▶ _WRITTEN INSTRUCTION_: Exactly the lines from the one with "Convert this chart" through the one with "err: [abmErrLow, abmErrHigh]" should be returned, both ends included and nothing else. Omit any pictures.

┌─ STORED ROWS

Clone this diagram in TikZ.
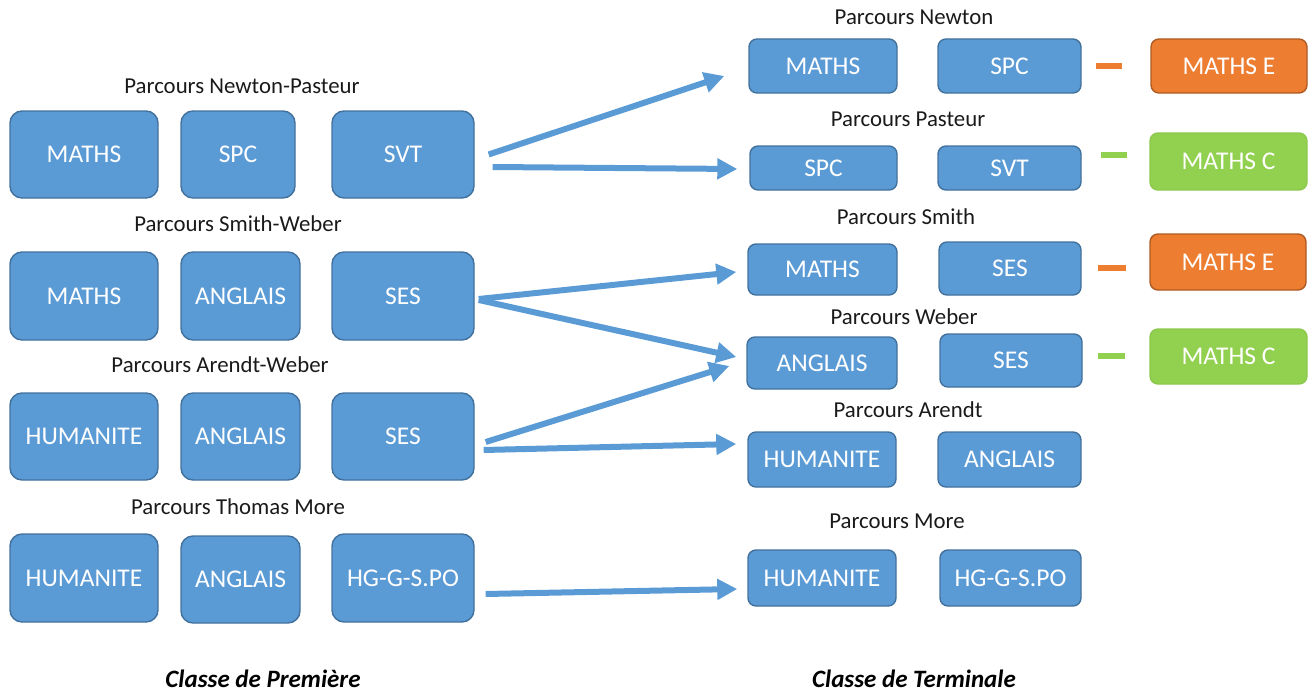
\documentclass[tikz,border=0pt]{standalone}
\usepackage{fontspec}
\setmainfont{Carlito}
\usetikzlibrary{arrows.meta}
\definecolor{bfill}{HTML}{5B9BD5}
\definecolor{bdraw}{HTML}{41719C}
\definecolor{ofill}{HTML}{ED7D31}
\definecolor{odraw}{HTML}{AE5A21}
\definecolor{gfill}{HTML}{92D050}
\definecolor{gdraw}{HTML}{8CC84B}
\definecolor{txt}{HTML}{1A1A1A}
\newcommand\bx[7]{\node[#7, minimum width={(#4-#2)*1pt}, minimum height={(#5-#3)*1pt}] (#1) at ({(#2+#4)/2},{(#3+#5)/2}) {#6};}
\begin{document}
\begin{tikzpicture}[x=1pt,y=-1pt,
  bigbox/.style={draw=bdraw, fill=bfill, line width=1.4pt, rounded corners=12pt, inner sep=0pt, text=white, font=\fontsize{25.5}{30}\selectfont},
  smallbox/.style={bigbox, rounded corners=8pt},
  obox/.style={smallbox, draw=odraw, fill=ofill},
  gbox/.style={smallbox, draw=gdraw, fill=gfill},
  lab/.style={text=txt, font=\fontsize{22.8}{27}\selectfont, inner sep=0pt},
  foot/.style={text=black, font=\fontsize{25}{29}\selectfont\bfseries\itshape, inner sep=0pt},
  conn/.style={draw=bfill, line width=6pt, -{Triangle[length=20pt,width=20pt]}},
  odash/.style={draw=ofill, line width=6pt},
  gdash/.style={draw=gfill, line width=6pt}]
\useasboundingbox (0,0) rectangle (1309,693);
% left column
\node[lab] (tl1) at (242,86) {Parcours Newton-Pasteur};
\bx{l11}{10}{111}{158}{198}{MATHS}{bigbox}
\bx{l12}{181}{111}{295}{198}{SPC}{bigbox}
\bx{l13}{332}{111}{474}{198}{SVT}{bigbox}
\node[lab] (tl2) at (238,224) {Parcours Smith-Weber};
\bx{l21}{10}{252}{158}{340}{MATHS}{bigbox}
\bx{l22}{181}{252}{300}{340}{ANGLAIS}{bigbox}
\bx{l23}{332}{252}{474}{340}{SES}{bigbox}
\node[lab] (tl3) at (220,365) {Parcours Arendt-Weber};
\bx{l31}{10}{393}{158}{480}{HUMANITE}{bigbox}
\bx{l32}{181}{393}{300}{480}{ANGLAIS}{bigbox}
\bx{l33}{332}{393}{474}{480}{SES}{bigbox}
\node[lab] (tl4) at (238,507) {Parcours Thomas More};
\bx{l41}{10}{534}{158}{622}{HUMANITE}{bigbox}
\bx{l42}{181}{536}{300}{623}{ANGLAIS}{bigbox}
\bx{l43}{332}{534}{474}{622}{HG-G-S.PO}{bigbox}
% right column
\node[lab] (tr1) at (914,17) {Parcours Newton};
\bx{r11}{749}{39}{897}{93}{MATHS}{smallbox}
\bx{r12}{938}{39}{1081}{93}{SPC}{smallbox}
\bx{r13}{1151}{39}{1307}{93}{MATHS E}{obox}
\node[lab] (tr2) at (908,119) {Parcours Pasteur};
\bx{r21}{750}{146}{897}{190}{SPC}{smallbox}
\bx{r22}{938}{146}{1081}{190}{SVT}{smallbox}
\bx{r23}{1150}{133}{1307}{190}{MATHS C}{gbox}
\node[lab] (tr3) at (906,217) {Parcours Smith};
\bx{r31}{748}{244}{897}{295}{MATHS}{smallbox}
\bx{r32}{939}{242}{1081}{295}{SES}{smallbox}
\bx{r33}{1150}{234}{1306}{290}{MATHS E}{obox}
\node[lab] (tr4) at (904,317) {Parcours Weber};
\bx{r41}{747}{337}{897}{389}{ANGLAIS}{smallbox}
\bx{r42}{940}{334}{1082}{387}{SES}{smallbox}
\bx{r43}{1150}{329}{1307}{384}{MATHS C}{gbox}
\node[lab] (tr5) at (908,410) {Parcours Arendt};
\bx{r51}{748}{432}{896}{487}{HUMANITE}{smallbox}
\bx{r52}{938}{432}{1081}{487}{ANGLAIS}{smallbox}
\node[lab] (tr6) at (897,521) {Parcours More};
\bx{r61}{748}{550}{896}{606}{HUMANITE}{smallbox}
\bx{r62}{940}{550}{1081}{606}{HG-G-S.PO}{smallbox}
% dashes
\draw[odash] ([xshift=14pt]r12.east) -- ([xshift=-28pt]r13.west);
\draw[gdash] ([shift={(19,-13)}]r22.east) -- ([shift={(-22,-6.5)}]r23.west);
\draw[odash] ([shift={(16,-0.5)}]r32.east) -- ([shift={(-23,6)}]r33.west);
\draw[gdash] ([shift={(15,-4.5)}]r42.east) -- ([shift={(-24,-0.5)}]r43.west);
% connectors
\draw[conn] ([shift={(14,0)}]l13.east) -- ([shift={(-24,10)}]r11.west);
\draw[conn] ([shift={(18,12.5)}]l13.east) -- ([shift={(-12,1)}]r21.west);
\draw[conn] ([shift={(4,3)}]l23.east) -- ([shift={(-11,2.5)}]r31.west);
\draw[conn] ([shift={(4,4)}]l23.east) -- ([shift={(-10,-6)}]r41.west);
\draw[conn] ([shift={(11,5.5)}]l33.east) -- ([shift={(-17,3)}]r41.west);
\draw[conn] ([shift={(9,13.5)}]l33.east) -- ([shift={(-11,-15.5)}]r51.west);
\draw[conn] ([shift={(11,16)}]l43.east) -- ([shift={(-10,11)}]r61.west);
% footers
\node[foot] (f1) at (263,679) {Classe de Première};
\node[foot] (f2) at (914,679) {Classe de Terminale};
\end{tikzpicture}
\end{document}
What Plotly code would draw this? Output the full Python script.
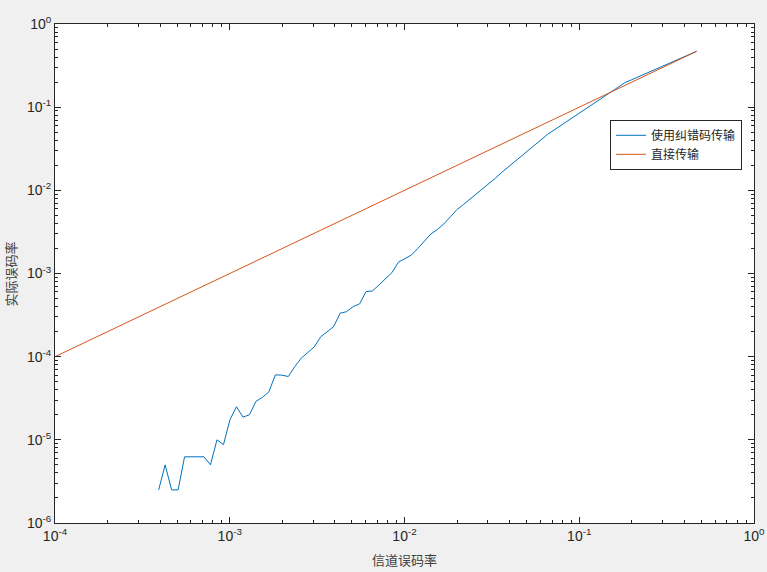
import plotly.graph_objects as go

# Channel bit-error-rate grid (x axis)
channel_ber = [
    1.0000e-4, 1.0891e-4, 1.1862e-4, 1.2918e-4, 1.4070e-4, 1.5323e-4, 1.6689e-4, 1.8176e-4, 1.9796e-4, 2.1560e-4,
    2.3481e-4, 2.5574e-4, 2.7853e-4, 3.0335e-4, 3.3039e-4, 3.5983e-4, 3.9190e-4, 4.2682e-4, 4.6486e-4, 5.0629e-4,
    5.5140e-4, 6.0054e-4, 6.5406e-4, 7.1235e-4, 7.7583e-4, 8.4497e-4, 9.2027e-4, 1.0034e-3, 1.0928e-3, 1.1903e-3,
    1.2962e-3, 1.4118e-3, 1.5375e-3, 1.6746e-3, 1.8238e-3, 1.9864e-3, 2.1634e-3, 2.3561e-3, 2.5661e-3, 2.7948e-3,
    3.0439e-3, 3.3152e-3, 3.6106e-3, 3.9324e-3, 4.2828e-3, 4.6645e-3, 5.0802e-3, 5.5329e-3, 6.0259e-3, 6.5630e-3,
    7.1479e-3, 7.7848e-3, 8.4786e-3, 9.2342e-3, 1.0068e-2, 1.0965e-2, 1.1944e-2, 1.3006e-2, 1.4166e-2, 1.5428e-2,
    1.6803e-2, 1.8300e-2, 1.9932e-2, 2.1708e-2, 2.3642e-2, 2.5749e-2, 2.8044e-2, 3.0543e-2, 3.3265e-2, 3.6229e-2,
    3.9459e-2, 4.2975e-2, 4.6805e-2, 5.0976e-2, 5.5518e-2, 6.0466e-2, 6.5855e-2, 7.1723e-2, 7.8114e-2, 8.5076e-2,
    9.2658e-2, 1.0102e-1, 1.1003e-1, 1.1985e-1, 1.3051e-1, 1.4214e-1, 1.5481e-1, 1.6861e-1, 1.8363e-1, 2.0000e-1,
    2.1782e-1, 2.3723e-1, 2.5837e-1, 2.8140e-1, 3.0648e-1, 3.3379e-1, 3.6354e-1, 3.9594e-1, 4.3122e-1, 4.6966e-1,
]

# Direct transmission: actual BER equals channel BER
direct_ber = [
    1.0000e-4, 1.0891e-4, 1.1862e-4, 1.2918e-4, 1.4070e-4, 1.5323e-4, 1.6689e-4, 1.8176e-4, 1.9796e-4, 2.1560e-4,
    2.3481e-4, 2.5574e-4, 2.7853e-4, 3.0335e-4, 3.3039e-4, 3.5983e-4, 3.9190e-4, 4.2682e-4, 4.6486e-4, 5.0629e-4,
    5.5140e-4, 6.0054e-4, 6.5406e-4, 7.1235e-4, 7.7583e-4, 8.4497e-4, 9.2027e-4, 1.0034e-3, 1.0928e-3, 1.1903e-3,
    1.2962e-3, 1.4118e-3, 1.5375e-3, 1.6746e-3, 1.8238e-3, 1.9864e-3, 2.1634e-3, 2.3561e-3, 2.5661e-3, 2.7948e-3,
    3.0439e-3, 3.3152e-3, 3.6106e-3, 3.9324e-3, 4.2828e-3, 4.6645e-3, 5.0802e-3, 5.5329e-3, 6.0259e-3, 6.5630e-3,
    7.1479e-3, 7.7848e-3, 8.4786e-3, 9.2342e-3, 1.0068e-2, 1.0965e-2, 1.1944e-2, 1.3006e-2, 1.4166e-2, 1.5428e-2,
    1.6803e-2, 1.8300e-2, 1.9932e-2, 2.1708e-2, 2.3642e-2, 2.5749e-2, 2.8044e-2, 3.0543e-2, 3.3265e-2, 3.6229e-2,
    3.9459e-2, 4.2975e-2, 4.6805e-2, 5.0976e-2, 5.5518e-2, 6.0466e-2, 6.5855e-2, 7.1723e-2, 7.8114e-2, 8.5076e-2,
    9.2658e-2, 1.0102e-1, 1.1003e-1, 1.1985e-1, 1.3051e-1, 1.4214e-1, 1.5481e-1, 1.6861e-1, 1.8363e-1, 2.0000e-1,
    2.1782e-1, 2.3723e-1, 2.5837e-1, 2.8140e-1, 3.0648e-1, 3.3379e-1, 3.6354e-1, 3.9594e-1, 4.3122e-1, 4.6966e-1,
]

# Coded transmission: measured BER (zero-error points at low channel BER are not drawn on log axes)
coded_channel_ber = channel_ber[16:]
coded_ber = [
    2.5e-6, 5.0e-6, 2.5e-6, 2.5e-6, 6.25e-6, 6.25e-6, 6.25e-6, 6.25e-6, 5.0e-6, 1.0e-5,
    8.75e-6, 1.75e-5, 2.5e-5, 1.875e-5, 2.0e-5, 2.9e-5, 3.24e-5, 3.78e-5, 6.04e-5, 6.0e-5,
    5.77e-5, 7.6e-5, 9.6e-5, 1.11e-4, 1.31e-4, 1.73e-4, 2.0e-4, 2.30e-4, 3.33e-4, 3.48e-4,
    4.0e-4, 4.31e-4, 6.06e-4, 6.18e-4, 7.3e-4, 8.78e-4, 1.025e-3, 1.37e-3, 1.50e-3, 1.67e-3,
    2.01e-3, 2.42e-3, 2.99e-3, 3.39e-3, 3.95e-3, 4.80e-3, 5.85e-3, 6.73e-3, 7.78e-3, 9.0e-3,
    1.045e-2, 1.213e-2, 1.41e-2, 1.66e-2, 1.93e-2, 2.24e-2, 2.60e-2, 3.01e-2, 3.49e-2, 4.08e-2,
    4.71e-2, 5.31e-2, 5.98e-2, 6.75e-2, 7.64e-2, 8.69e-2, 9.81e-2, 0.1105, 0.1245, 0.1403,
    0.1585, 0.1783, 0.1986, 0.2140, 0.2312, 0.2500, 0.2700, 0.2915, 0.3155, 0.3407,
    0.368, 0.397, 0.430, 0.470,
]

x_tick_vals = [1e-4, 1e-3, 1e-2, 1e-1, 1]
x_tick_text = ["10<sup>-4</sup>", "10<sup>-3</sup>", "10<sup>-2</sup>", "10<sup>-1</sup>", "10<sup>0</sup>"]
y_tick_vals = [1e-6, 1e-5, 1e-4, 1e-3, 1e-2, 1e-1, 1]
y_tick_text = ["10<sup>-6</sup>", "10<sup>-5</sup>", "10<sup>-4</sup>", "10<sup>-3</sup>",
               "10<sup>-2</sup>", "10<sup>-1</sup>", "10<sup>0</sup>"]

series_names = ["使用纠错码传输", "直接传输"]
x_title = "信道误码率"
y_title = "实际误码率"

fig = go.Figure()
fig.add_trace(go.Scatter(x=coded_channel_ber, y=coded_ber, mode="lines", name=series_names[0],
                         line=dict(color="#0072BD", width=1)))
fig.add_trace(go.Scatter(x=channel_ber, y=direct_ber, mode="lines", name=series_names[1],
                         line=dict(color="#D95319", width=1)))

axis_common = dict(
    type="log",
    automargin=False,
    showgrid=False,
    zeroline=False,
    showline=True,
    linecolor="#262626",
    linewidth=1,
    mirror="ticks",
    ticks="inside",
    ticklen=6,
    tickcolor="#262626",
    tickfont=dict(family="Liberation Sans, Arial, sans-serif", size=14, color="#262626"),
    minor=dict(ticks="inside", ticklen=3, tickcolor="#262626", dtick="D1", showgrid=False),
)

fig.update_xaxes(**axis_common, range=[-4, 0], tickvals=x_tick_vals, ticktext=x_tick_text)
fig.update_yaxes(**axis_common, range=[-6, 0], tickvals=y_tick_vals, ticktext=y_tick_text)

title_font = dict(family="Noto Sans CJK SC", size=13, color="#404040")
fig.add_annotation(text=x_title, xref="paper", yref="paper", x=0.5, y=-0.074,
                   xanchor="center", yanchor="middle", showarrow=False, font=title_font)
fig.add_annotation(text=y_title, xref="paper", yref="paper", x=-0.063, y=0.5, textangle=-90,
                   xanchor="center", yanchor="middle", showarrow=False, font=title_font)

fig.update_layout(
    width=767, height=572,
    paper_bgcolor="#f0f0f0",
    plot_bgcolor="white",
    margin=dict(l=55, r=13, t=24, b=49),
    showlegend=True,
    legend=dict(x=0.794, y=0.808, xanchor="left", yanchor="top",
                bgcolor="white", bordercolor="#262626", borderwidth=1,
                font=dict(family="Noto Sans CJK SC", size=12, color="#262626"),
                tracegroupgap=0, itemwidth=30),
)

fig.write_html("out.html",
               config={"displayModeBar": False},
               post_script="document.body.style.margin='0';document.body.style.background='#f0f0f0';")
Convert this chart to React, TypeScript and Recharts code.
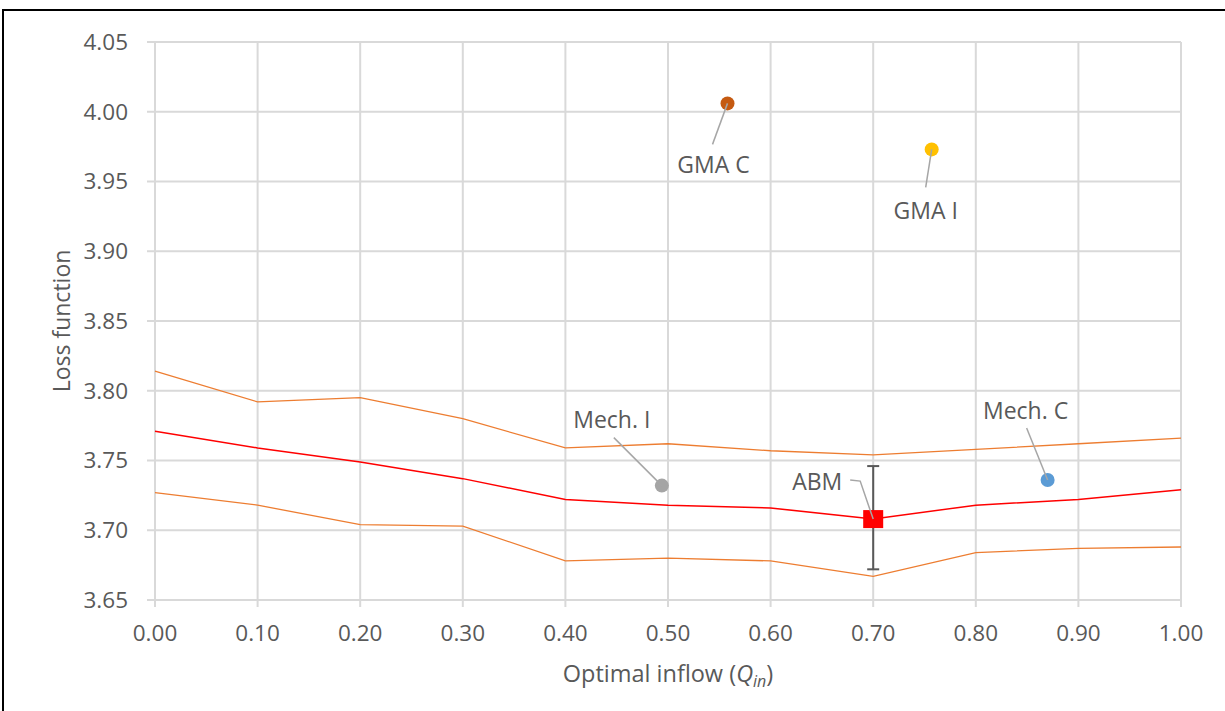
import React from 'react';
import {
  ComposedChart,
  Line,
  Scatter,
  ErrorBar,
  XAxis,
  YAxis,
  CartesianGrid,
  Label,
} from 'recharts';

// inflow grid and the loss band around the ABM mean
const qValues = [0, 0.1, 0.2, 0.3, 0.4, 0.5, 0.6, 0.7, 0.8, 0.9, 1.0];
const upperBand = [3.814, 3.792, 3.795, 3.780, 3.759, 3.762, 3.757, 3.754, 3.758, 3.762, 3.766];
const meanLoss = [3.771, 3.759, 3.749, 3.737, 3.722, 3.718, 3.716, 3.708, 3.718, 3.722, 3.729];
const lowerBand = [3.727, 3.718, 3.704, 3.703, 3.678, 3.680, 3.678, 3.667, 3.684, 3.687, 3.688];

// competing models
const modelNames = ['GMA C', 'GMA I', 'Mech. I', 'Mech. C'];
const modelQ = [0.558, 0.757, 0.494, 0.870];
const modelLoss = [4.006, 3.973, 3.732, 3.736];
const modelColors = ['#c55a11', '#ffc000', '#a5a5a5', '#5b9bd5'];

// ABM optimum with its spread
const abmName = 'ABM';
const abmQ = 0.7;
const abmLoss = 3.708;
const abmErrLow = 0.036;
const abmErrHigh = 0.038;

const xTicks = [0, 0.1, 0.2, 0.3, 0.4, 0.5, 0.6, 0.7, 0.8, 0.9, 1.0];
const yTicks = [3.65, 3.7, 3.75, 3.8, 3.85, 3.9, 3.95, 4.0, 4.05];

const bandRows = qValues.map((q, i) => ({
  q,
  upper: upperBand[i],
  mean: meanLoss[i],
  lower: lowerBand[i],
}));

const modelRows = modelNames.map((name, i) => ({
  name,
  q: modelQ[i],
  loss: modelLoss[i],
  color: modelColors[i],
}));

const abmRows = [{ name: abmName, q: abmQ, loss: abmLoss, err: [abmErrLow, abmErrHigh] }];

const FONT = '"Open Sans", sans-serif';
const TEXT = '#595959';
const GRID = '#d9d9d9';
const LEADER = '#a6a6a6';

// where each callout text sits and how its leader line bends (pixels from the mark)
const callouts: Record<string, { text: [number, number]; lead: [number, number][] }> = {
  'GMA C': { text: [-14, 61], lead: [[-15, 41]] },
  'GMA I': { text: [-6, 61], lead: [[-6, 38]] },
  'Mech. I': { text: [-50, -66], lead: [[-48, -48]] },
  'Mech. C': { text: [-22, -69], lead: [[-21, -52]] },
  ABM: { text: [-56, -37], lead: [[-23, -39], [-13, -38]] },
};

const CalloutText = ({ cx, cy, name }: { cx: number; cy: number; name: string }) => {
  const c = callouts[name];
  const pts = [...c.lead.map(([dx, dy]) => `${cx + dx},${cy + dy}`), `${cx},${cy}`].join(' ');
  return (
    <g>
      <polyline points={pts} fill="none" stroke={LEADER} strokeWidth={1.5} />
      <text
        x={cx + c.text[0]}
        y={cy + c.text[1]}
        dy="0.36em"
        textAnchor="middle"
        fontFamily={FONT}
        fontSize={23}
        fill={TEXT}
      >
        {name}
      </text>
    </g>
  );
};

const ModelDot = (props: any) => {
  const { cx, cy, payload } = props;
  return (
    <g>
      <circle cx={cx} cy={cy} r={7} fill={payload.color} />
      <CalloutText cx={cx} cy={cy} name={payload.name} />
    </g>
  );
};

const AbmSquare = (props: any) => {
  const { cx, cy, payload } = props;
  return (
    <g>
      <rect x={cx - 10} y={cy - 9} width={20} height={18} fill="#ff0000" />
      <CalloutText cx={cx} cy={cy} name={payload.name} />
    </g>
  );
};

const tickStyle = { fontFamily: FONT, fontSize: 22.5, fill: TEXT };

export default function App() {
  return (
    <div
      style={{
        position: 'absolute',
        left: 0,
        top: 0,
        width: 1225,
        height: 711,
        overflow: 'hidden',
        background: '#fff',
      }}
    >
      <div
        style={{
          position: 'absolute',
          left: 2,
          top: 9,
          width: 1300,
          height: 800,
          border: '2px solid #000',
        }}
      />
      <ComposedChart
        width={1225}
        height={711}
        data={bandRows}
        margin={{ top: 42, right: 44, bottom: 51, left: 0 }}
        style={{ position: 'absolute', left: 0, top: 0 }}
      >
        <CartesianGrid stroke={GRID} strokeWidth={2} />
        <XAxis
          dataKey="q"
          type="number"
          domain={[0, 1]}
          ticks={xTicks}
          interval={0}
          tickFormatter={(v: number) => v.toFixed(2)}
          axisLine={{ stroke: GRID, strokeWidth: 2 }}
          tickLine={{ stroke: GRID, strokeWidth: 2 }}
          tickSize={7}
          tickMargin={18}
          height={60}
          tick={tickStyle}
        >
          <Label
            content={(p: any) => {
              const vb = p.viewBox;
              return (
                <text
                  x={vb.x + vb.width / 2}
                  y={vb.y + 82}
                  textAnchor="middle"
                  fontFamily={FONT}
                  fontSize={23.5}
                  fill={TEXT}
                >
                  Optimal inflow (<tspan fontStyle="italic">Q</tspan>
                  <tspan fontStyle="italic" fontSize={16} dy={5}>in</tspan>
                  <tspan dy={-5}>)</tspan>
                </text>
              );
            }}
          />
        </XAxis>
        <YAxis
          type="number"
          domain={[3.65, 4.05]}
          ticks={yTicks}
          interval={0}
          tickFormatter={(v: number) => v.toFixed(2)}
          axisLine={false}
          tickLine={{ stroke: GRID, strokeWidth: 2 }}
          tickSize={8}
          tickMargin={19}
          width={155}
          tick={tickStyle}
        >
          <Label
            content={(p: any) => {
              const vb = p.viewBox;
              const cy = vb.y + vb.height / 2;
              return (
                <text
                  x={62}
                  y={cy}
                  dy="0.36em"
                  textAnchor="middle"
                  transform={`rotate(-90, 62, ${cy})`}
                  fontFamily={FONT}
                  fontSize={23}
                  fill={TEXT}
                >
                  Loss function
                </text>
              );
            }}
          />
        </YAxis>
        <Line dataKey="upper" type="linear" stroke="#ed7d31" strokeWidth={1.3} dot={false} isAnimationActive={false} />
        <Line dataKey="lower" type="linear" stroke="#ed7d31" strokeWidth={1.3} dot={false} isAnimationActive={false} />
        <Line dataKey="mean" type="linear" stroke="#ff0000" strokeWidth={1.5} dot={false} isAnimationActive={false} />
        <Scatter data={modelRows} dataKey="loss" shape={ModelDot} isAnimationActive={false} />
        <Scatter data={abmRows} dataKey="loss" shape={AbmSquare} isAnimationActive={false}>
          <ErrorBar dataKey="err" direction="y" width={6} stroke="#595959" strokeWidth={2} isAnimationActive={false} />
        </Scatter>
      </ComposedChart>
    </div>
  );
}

└─

▶ _SOLUTION FOR THIS EXERCISE_:
Convert this chart to React, TypeScript and Recharts code.
import React from 'react';
import {
  ComposedChart,
  Line,
  Scatter,
  ErrorBar,
  XAxis,
  YAxis,
  CartesianGrid,
  Label,
} from 'recharts';

// inflow grid and the loss band around the ABM mean
const qValues = [0, 0.1, 0.2, 0.3, 0.4, 0.5, 0.6, 0.7, 0.8, 0.9, 1.0];
const upperBand = [3.814, 3.792, 3.795, 3.780, 3.759, 3.762, 3.757, 3.754, 3.758, 3.762, 3.766];
const meanLoss = [3.771, 3.759, 3.749, 3.737, 3.722, 3.718, 3.716, 3.708, 3.718, 3.722, 3.729];
const lowerBand = [3.727, 3.718, 3.704, 3.703, 3.678, 3.680, 3.678, 3.667, 3.684, 3.687, 3.688];

// competing models
const modelNames = ['GMA C', 'GMA I', 'Mech. I', 'Mech. C'];
const modelQ = [0.558, 0.757, 0.494, 0.870];
const modelLoss = [4.006, 3.973, 3.732, 3.736];
const modelColors = ['#c55a11', '#ffc000', '#a5a5a5', '#5b9bd5'];

// ABM optimum with its spread
const abmName = 'ABM';
const abmQ = 0.7;
const abmLoss = 3.708;
const abmErrLow = 0.036;
const abmErrHigh = 0.038;

const xTicks = [0, 0.1, 0.2, 0.3, 0.4, 0.5, 0.6, 0.7, 0.8, 0.9, 1.0];
const yTicks = [3.65, 3.7, 3.75, 3.8, 3.85, 3.9, 3.95, 4.0, 4.05];

const bandRows = qValues.map((q, i) => ({
  q,
  upper: upperBand[i],
  mean: meanLoss[i],
  lower: lowerBand[i],
}));

const modelRows = modelNames.map((name, i) => ({
  name,
  q: modelQ[i],
  loss: modelLoss[i],
  color: modelColors[i],
}));

const abmRows = [{ name: abmName, q: abmQ, loss: abmLoss, err: [abmErrLow, abmErrHigh] }];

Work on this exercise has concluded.